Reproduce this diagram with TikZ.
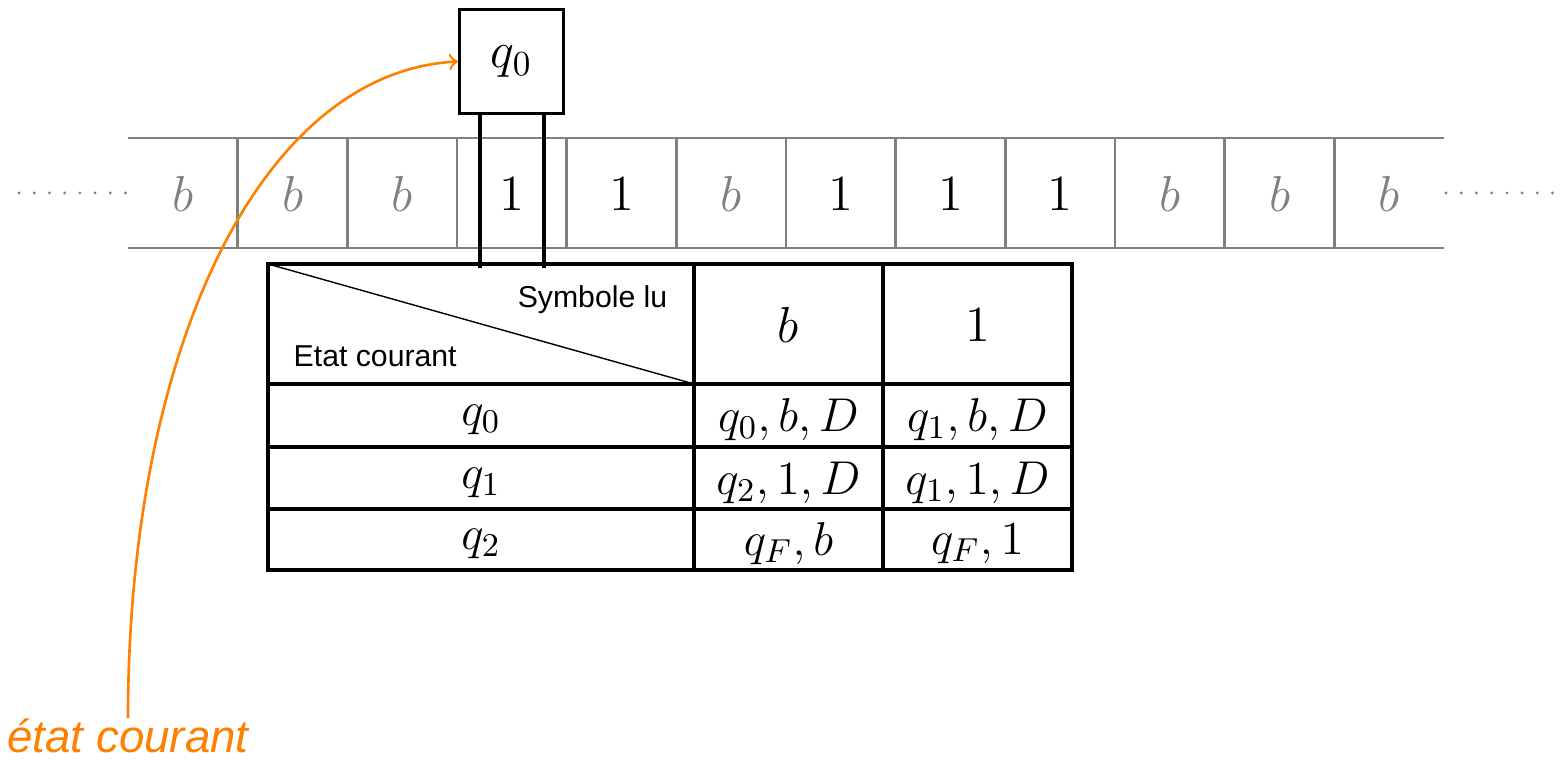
\RequirePackage{fix-cm}
\documentclass[tikz,border=0pt]{standalone}
\usepackage{fontspec}
\setsansfont{Liberation Sans}
\definecolor{etat}{RGB}{255,128,0}
\tikzset{
  ruban/.style={gray,line width=0.75pt},
  trait/.style={line width=0.95pt},
  grand/.style={font=\fontsize{14.4}{17}\selectfont},
  case/.style={font=\fontsize{13.5}{16}\selectfont},
  petit/.style={font=\sffamily\fontsize{8.6}{10}\selectfont,inner sep=0},
}
\begin{document}
\begin{tikzpicture}
\useasboundingbox (0,0) rectangle (15.61,7.72);
% ruban
\draw[ruban] (1.28,6.34) -- (14.44,6.34);
\draw[ruban] (1.28,5.24) -- (14.44,5.24);
\foreach \i in {1,...,11}
  \draw[ruban] (1.28+\i*1.0967,6.34) -- (1.28+\i*1.0967,5.24);
\foreach \i/\s/\c in {0/b/gray,1/b/gray,2/b/gray,3/1/black,4/1/black,5/b/gray,
                      6/1/black,7/1/black,8/1/black,9/b/gray,10/b/gray,11/b/gray}
  \node[grand,text=\c] (c\i) at (1.83+\i*1.0967,5.78) {$\s$};
\draw[gray,line width=0.9pt,line cap=round,dash pattern=on 0pt off 4.33pt] (0.19,5.79) -- (1.26,5.79);
\draw[gray,line width=0.9pt,line cap=round,dash pattern=on 0pt off 4.33pt] (14.46,5.79) -- (15.53,5.79);
% tete de lecture
\node[draw,trait,grand,minimum size=1.04cm,inner sep=0] (tete) at (5.115,7.105) {$q_0$};
\draw[trait] ([xshift=-3.15mm]tete.south) -- ++(0,-1.53);
\draw[trait] ([xshift=3.25mm]tete.south) -- ++(0,-1.53);
% table de transition
\draw[trait] (2.68,2.02) rectangle (10.72,5.08);
\foreach \x in {6.94,8.83} \draw[trait] (\x,2.02) -- (\x,5.08);
\foreach \y in {3.88,3.25,2.63} \draw[trait] (2.68,\y) -- (10.72,\y);
\draw[line width=0.4pt] (2.68,5.08) -- (6.94,3.88);
\node[petit,anchor=base east] (lu) at (6.68,4.64) {Symbole lu};
\node[petit,anchor=base west] (courant) at (2.93,4.05) {Etat courant};
\node[grand] (hb) at (7.885,4.47) {$b$};
\node[grand] (h1) at (9.775,4.47) {$1$};
\node[case] (e0) at (4.81,3.52) {$q_0$};
\node[case] (e1) at (4.81,2.895) {$q_1$};
\node[case] (e2) at (4.81,2.28) {$q_2$};
\node[case] (t0b) at (7.885,3.52) {$q_0,b,D$};
\node[case] (t01) at (9.775,3.52) {$q_1,b,D$};
\node[case] (t1b) at (7.885,2.895) {$q_2,1,D$};
\node[case] (t11) at (9.775,2.895) {$q_1,1,D$};
\node[case] (t2b) at (7.885,2.28) {$q_F,b$};
\node[case] (t21) at (9.775,2.28) {$q_F,1$};
% etat courant
\node[anchor=north,inner sep=0,text=etat,font=\sffamily\itshape\fontsize{13}{15}\selectfont] (lbl) at (1.28,0.54) {état courant};
\draw[etat,line width=0.75pt,->] (lbl.north) .. controls (1.28,4.22) and (2.60,7.00) .. (tete.west);
\end{tikzpicture}
\end{document}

========

Reproduce each line exactly as it appears, omitting the pictures.

Reproduce this diagram with TikZ.
\RequirePackage{fix-cm}
\documentclass[tikz,border=0pt]{standalone}
\usepackage{fontspec}
\setsansfont{Liberation Sans}
\definecolor{etat}{RGB}{255,128,0}
\tikzset{
  ruban/.style={gray,line width=0.75pt},
  trait/.style={line width=0.95pt},
  grand/.style={font=\fontsize{14.4}{17}\selectfont},
  case/.style={font=\fontsize{13.5}{16}\selectfont},
  petit/.style={font=\sffamily\fontsize{8.6}{10}\selectfont,inner sep=0},
}
\begin{document}
\begin{tikzpicture}
\useasboundingbox (0,0) rectangle (15.61,7.72);
% ruban
\draw[ruban] (1.28,6.34) -- (14.44,6.34);
\draw[ruban] (1.28,5.24) -- (14.44,5.24);
\foreach \i in {1,...,11}
  \draw[ruban] (1.28+\i*1.0967,6.34) -- (1.28+\i*1.0967,5.24);
\foreach \i/\s/\c in {0/b/gray,1/b/gray,2/b/gray,3/1/black,4/1/black,5/b/gray,
                      6/1/black,7/1/black,8/1/black,9/b/gray,10/b/gray,11/b/gray}
  \node[grand,text=\c] (c\i) at (1.83+\i*1.0967,5.78) {$\s$};
\draw[gray,line width=0.9pt,line cap=round,dash pattern=on 0pt off 4.33pt] (0.19,5.79) -- (1.26,5.79);
\draw[gray,line width=0.9pt,line cap=round,dash pattern=on 0pt off 4.33pt] (14.46,5.79) -- (15.53,5.79);
% tete de lecture
\node[draw,trait,grand,minimum size=1.04cm,inner sep=0] (tete) at (5.115,7.105) {$q_0$};
\draw[trait] ([xshift=-3.15mm]tete.south) -- ++(0,-1.53);
\draw[trait] ([xshift=3.25mm]tete.south) -- ++(0,-1.53);
% table de transition
\draw[trait] (2.68,2.02) rectangle (10.72,5.08);
\foreach \x in {6.94,8.83} \draw[trait] (\x,2.02) -- (\x,5.08);
\foreach \y in {3.88,3.25,2.63} \draw[trait] (2.68,\y) -- (10.72,\y);
\draw[line width=0.4pt] (2.68,5.08) -- (6.94,3.88);
\node[petit,anchor=base east] (lu) at (6.68,4.64) {Symbole lu};
\node[petit,anchor=base west] (courant) at (2.93,4.05) {Etat courant};
\node[grand] (hb) at (7.885,4.47) {$b$};
\node[grand] (h1) at (9.775,4.47) {$1$};
\node[case] (e0) at (4.81,3.52) {$q_0$};
\node[case] (e1) at (4.81,2.895) {$q_1$};
\node[case] (e2) at (4.81,2.28) {$q_2$};
\node[case] (t0b) at (7.885,3.52) {$q_0,b,D$};
\node[case] (t01) at (9.775,3.52) {$q_1,b,D$};
\node[case] (t1b) at (7.885,2.895) {$q_2,1,D$};
\node[case] (t11) at (9.775,2.895) {$q_1,1,D$};
\node[case] (t2b) at (7.885,2.28) {$q_F,b$};
\node[case] (t21) at (9.775,2.28) {$q_F,1$};
% etat courant
\node[anchor=north,inner sep=0,text=etat,font=\sffamily\itshape\fontsize{13}{15}\selectfont] (lbl) at (1.28,0.54) {état courant};
\draw[etat,line width=0.75pt,->] (lbl.north) .. controls (1.28,4.22) and (2.60,7.00) .. (tete.west);
\end{tikzpicture}
\end{document}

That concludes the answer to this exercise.